--- BEGIN Data to use ---
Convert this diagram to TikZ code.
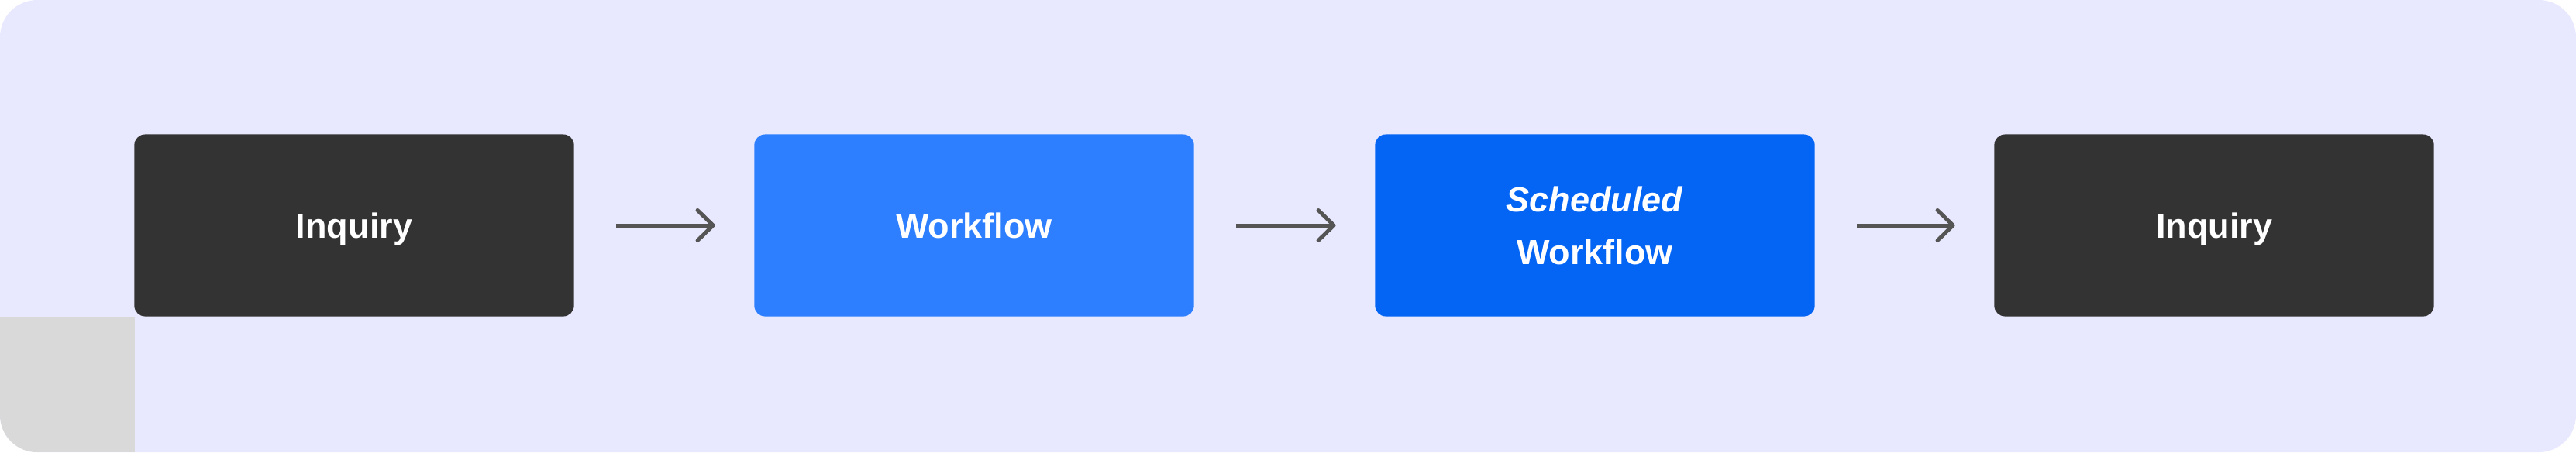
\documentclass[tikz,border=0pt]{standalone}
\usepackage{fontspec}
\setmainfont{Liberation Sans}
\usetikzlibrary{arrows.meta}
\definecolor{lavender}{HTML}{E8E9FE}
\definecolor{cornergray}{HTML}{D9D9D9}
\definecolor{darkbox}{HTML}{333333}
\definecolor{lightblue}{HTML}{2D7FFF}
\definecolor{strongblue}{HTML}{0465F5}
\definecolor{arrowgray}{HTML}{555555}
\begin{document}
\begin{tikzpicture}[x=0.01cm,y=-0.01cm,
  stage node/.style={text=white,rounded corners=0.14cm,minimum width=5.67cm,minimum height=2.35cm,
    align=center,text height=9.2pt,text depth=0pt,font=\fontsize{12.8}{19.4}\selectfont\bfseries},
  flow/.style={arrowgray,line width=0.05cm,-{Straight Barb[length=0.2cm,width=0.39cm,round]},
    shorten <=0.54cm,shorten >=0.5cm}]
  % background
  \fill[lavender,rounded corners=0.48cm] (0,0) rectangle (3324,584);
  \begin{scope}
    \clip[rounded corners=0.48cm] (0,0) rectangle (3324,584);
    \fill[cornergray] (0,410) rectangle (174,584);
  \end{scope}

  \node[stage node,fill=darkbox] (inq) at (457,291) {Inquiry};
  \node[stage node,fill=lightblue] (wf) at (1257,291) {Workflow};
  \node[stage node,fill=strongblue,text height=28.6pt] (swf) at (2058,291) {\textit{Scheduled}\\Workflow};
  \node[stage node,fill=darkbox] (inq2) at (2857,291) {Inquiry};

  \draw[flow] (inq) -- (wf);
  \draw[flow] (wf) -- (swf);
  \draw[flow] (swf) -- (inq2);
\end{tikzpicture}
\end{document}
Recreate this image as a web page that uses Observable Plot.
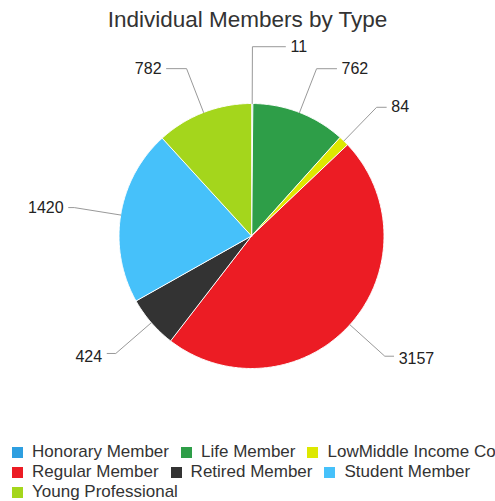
--- END Data to use ---
* [Task description]:
Set the entries down again exactly. Do not include the images.

* [Complete output]:
Convert this diagram to TikZ code.
\documentclass[tikz,border=0pt]{standalone}
\usepackage{fontspec}
\setmainfont{Liberation Sans}
\usetikzlibrary{arrows.meta}
\definecolor{lavender}{HTML}{E8E9FE}
\definecolor{cornergray}{HTML}{D9D9D9}
\definecolor{darkbox}{HTML}{333333}
\definecolor{lightblue}{HTML}{2D7FFF}
\definecolor{strongblue}{HTML}{0465F5}
\definecolor{arrowgray}{HTML}{555555}
\begin{document}
\begin{tikzpicture}[x=0.01cm,y=-0.01cm,
  stage node/.style={text=white,rounded corners=0.14cm,minimum width=5.67cm,minimum height=2.35cm,
    align=center,text height=9.2pt,text depth=0pt,font=\fontsize{12.8}{19.4}\selectfont\bfseries},
  flow/.style={arrowgray,line width=0.05cm,-{Straight Barb[length=0.2cm,width=0.39cm,round]},
    shorten <=0.54cm,shorten >=0.5cm}]
  % background
  \fill[lavender,rounded corners=0.48cm] (0,0) rectangle (3324,584);
  \begin{scope}
    \clip[rounded corners=0.48cm] (0,0) rectangle (3324,584);
    \fill[cornergray] (0,410) rectangle (174,584);
  \end{scope}

  \node[stage node,fill=darkbox] (inq) at (457,291) {Inquiry};
  \node[stage node,fill=lightblue] (wf) at (1257,291) {Workflow};
  \node[stage node,fill=strongblue,text height=28.6pt] (swf) at (2058,291) {\textit{Scheduled}\\Workflow};
  \node[stage node,fill=darkbox] (inq2) at (2857,291) {Inquiry};

  \draw[flow] (inq) -- (wf);
  \draw[flow] (wf) -- (swf);
  \draw[flow] (swf) -- (inq2);
\end{tikzpicture}
\end{document}
Recreate this image as a web page that uses Observable Plot.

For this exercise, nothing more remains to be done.